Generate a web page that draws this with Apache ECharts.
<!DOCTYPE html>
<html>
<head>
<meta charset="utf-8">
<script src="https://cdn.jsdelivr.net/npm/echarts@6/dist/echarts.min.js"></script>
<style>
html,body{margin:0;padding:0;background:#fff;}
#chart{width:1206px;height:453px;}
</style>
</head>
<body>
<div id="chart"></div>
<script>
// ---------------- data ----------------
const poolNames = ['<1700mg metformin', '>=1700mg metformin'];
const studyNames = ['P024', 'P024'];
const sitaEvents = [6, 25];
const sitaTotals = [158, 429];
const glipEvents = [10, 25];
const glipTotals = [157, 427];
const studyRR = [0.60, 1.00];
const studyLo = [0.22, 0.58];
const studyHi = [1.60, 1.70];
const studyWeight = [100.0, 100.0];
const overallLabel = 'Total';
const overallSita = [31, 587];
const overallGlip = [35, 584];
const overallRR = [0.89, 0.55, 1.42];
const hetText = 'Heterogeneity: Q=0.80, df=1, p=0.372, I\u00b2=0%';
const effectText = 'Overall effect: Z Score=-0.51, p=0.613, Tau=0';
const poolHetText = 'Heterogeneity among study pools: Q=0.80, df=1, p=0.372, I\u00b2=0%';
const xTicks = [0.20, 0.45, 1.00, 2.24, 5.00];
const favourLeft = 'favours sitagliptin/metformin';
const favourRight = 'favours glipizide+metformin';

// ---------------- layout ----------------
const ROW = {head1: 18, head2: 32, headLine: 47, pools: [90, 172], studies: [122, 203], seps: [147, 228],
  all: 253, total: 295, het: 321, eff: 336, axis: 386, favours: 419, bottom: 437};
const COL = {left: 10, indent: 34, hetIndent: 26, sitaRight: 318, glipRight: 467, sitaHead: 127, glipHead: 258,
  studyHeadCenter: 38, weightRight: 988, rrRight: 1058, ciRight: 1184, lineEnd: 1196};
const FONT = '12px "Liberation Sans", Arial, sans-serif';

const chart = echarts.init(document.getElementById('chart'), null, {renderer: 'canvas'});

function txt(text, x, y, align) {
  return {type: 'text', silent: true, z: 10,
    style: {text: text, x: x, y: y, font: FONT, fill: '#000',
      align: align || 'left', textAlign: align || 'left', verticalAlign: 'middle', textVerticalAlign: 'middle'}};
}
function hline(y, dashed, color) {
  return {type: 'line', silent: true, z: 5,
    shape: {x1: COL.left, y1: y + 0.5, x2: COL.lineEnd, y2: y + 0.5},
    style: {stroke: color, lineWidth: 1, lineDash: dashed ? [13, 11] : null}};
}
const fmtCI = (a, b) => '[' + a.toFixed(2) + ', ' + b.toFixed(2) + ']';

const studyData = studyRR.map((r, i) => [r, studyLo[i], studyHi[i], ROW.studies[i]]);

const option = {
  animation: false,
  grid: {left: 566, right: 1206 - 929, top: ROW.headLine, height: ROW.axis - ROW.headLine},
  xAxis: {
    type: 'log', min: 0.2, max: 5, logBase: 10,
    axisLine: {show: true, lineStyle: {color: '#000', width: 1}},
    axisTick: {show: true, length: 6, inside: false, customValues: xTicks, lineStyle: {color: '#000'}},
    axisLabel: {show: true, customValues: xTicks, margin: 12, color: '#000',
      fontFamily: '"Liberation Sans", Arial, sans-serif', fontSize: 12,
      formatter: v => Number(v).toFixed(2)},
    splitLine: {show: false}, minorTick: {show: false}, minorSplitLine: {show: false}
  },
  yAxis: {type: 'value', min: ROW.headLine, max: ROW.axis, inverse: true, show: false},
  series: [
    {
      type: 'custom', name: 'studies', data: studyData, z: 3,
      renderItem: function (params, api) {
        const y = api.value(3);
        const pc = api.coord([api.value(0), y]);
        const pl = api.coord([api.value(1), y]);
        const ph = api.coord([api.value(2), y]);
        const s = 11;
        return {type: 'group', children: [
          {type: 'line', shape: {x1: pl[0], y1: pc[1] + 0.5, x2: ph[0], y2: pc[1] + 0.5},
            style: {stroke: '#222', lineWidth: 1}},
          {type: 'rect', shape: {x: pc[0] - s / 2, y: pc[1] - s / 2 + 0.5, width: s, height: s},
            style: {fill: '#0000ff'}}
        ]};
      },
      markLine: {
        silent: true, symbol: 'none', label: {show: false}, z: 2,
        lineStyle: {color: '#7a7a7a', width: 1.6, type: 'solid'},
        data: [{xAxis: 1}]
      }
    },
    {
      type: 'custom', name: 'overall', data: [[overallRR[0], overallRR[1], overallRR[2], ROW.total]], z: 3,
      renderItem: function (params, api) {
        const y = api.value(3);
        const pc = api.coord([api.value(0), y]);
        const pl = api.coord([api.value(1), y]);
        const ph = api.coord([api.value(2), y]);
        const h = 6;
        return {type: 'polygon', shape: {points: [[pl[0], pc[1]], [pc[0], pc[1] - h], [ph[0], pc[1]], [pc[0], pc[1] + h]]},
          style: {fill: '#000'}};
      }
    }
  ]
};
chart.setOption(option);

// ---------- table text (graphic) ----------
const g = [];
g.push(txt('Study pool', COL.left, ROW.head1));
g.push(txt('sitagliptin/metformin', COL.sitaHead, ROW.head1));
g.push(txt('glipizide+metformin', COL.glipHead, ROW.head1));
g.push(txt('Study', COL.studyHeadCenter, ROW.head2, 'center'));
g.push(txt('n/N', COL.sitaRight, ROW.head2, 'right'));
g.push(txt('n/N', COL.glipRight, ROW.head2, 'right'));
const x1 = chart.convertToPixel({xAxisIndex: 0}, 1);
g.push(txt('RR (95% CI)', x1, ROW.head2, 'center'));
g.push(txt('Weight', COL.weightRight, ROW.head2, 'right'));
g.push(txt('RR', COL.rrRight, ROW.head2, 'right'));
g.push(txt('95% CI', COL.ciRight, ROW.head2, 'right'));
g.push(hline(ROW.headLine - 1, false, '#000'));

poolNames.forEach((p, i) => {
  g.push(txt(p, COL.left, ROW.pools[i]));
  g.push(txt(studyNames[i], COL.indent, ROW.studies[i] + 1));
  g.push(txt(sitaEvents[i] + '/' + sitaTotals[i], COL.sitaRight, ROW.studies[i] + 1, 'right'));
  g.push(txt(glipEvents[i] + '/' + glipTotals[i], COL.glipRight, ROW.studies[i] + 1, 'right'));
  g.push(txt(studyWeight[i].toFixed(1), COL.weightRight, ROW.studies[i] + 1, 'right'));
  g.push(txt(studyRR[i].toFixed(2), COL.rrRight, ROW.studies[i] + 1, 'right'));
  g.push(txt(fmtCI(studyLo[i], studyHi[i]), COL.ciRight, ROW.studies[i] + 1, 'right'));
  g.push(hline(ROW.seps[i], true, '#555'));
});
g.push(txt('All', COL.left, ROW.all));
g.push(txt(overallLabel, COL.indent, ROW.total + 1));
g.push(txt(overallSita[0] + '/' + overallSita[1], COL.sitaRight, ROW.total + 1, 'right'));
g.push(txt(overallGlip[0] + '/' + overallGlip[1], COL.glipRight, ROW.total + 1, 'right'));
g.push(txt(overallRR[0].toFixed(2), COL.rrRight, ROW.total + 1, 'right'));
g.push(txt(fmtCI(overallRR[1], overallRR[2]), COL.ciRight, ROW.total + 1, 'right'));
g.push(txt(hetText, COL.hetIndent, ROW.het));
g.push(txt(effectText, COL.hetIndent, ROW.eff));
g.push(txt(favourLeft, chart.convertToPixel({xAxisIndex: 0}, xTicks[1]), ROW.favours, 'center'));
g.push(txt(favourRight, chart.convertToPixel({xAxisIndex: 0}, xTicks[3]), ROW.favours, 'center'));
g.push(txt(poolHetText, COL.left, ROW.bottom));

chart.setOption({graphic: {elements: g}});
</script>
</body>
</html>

------------------------------------------------------------

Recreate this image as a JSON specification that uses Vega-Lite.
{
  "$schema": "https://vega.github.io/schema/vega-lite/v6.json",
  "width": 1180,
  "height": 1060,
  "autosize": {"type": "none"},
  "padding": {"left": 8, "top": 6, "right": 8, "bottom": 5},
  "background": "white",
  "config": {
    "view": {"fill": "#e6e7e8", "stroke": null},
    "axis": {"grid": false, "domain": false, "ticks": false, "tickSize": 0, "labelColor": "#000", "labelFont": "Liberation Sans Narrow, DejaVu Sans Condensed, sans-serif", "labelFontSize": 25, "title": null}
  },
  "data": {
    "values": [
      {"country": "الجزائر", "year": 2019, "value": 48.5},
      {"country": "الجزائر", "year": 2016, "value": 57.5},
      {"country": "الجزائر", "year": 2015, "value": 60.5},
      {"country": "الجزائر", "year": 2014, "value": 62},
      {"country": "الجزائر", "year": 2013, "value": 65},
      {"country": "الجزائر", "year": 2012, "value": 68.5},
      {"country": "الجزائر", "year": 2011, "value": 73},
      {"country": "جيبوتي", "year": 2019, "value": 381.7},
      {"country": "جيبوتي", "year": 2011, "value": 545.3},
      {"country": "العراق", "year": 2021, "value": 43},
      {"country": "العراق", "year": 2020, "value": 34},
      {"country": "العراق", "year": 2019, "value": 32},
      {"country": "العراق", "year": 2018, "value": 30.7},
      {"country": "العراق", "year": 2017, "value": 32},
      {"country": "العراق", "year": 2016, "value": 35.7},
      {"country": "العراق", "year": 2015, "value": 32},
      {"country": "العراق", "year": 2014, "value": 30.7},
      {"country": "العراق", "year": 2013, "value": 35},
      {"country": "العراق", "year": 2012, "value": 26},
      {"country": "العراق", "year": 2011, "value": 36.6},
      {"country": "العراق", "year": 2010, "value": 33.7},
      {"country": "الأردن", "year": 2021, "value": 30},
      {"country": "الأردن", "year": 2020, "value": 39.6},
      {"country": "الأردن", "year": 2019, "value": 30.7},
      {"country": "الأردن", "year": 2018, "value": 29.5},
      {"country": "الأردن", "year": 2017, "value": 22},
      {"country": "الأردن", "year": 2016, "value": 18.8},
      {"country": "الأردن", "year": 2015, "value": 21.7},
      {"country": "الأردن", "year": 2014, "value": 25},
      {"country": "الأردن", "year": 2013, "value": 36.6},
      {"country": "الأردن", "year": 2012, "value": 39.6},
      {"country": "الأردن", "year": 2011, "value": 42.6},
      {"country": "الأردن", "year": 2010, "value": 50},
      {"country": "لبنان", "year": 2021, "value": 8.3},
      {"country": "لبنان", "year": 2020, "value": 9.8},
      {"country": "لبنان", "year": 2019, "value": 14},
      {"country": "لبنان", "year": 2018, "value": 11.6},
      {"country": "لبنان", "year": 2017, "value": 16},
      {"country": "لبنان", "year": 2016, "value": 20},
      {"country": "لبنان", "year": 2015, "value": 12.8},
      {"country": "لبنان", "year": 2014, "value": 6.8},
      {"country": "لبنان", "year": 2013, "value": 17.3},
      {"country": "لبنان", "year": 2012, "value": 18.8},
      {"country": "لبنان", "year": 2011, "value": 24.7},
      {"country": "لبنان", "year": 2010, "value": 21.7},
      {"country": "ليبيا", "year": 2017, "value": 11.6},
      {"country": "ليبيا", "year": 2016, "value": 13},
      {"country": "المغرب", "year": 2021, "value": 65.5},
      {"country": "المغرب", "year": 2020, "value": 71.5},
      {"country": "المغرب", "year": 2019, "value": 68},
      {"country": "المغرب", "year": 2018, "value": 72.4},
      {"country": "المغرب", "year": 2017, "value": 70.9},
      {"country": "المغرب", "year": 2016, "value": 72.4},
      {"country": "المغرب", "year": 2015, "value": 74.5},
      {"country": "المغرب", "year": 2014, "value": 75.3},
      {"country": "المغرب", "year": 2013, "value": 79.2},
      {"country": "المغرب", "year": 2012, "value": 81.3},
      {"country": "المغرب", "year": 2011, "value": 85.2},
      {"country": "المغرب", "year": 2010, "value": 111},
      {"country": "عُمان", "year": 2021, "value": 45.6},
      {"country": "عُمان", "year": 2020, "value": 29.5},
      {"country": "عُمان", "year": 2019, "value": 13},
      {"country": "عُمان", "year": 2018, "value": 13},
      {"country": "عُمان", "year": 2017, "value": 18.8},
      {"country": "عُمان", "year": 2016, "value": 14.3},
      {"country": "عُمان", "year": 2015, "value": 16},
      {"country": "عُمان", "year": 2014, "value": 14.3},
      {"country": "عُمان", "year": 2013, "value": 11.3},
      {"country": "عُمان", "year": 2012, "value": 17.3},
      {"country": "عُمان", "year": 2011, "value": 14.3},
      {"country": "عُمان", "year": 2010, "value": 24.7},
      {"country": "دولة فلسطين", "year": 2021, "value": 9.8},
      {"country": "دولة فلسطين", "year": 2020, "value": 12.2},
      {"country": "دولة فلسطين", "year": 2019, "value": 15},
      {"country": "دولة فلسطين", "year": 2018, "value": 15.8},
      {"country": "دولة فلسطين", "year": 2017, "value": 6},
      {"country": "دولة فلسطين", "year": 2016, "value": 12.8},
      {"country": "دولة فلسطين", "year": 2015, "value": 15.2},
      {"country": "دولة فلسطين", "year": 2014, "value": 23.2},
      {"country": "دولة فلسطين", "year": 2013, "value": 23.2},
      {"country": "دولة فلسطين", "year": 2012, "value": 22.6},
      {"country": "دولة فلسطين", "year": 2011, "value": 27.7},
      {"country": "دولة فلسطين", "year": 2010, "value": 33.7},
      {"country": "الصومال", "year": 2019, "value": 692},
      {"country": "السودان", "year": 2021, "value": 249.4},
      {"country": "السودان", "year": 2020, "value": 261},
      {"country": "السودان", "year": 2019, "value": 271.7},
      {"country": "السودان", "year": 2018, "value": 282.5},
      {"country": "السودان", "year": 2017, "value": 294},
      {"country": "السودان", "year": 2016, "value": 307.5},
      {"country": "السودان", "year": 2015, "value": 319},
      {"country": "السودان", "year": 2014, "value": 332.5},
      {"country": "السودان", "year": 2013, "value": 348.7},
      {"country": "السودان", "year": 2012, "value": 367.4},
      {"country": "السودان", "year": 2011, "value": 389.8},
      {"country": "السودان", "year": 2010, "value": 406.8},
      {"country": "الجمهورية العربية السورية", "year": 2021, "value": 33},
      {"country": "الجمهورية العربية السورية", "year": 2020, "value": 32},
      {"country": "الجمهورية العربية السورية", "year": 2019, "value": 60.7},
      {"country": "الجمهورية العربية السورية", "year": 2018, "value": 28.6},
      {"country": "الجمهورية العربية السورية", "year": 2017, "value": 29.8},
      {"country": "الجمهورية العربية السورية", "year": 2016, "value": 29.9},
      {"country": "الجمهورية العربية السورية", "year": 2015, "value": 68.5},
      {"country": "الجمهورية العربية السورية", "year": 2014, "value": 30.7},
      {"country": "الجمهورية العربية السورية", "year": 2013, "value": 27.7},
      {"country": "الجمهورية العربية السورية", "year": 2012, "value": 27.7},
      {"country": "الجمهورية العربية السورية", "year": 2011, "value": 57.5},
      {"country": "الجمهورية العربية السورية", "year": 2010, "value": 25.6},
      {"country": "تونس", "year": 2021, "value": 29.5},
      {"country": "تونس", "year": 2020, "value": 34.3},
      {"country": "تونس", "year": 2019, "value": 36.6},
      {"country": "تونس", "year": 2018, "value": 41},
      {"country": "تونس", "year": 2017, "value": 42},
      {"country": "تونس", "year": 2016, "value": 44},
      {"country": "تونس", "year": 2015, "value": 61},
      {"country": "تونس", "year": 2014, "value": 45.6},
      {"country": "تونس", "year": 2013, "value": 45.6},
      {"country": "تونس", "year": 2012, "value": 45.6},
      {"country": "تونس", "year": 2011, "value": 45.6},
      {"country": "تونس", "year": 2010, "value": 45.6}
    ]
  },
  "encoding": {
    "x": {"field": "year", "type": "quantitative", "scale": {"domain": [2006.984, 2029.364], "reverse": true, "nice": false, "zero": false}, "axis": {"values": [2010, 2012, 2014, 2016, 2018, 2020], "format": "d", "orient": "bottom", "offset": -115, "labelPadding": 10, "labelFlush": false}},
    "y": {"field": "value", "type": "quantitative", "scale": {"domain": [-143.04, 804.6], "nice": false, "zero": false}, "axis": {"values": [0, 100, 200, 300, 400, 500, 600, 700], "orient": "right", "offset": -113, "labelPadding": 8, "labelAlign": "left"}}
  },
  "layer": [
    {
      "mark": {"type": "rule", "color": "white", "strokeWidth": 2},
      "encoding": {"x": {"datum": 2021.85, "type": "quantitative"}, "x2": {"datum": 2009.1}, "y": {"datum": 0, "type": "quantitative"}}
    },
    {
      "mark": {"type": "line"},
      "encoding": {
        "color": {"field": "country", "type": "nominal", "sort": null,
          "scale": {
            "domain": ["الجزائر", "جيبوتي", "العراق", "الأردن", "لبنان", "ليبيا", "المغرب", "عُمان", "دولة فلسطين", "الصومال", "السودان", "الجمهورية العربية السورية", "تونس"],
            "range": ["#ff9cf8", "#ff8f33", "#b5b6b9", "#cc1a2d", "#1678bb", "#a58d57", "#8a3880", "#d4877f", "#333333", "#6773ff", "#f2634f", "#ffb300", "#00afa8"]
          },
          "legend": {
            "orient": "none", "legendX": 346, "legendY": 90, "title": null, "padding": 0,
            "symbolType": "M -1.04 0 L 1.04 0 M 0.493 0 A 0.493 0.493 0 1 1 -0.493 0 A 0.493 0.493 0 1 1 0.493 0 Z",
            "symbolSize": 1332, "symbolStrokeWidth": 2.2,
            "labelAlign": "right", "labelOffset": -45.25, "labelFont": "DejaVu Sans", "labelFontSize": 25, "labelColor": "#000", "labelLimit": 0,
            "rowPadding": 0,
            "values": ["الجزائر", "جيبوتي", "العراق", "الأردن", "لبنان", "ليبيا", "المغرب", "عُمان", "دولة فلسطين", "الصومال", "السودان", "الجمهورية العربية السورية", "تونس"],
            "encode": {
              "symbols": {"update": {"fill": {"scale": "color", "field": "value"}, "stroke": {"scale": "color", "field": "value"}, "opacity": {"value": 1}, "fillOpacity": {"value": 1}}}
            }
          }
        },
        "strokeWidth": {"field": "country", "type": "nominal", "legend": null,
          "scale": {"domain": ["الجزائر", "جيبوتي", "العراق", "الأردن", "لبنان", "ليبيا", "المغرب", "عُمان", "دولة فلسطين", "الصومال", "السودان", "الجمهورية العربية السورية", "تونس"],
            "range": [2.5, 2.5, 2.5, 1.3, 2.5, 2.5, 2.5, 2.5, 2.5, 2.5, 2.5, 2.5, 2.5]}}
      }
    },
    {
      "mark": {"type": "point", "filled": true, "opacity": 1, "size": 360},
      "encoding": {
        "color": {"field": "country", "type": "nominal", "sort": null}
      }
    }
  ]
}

------------------------------------------------------------

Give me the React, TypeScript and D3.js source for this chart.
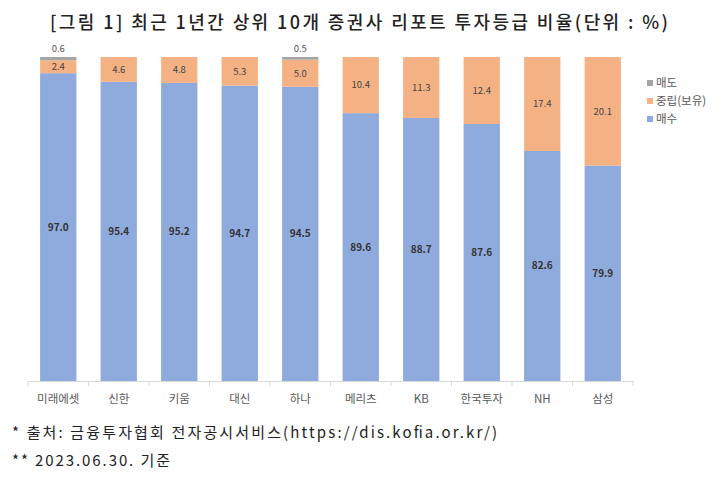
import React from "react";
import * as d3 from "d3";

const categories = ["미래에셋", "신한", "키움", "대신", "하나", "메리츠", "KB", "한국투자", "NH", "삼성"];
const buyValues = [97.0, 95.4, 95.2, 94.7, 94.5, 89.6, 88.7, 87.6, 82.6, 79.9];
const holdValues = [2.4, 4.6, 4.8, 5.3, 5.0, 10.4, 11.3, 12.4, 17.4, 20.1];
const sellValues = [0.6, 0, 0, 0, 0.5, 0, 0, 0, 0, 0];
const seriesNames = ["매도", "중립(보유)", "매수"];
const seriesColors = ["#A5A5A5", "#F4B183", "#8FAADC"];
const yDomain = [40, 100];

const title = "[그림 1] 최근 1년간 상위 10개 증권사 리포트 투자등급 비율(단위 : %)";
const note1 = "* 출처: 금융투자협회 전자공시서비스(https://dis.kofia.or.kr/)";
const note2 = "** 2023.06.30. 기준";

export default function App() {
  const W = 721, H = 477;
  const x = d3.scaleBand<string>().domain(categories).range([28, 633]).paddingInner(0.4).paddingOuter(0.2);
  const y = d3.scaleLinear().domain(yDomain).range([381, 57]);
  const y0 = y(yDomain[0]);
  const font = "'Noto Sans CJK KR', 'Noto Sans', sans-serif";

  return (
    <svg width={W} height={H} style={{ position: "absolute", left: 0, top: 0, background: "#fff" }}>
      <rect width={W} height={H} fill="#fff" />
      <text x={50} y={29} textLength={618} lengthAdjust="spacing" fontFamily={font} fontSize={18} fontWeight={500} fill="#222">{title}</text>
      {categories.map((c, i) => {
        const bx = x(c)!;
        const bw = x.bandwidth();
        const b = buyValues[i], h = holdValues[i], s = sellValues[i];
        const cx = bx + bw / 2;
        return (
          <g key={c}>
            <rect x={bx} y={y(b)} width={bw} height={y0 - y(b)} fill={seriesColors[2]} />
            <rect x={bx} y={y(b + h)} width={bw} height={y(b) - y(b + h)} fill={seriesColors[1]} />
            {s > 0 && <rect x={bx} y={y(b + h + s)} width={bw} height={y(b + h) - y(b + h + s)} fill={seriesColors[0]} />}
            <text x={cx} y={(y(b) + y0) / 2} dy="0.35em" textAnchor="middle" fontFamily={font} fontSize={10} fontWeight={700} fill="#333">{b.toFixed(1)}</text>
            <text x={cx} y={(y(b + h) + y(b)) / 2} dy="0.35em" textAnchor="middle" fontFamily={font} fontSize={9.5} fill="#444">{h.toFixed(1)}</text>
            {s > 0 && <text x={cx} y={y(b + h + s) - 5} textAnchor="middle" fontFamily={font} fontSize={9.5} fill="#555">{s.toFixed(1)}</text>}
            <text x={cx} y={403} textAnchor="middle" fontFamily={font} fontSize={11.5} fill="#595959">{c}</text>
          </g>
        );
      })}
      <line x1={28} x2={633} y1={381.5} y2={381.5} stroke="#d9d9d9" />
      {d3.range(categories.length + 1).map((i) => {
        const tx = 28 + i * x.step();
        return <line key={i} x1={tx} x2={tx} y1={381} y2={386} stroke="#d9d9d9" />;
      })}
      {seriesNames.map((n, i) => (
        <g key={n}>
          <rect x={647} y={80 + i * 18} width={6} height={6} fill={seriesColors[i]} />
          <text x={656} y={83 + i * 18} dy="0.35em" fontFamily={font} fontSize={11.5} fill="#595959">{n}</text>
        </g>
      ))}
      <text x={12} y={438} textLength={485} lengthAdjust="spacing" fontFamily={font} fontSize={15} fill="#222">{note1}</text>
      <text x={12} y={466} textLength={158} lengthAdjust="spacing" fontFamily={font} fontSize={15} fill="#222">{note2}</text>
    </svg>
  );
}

------------------------------------------------------------

### REQUEST
Among the records above, extract exactly the lines from the line with "Generate a web" to the line with "const favourRight = 'favours", both lines included, and leave out the rest.

### EXERCISE RESULT
Generate a web page that draws this with Apache ECharts.
<!DOCTYPE html>
<html>
<head>
<meta charset="utf-8">
<script src="https://cdn.jsdelivr.net/npm/echarts@6/dist/echarts.min.js"></script>
<style>
html,body{margin:0;padding:0;background:#fff;}
#chart{width:1206px;height:453px;}
</style>
</head>
<body>
<div id="chart"></div>
<script>
// ---------------- data ----------------
const poolNames = ['<1700mg metformin', '>=1700mg metformin'];
const studyNames = ['P024', 'P024'];
const sitaEvents = [6, 25];
const sitaTotals = [158, 429];
const glipEvents = [10, 25];
const glipTotals = [157, 427];
const studyRR = [0.60, 1.00];
const studyLo = [0.22, 0.58];
const studyHi = [1.60, 1.70];
const studyWeight = [100.0, 100.0];
const overallLabel = 'Total';
const overallSita = [31, 587];
const overallGlip = [35, 584];
const overallRR = [0.89, 0.55, 1.42];
const hetText = 'Heterogeneity: Q=0.80, df=1, p=0.372, I\u00b2=0%';
const effectText = 'Overall effect: Z Score=-0.51, p=0.613, Tau=0';
const poolHetText = 'Heterogeneity among study pools: Q=0.80, df=1, p=0.372, I\u00b2=0%';
const xTicks = [0.20, 0.45, 1.00, 2.24, 5.00];
const favourLeft = 'favours sitagliptin/metformin';
const favourRight = 'favours glipizide+metformin';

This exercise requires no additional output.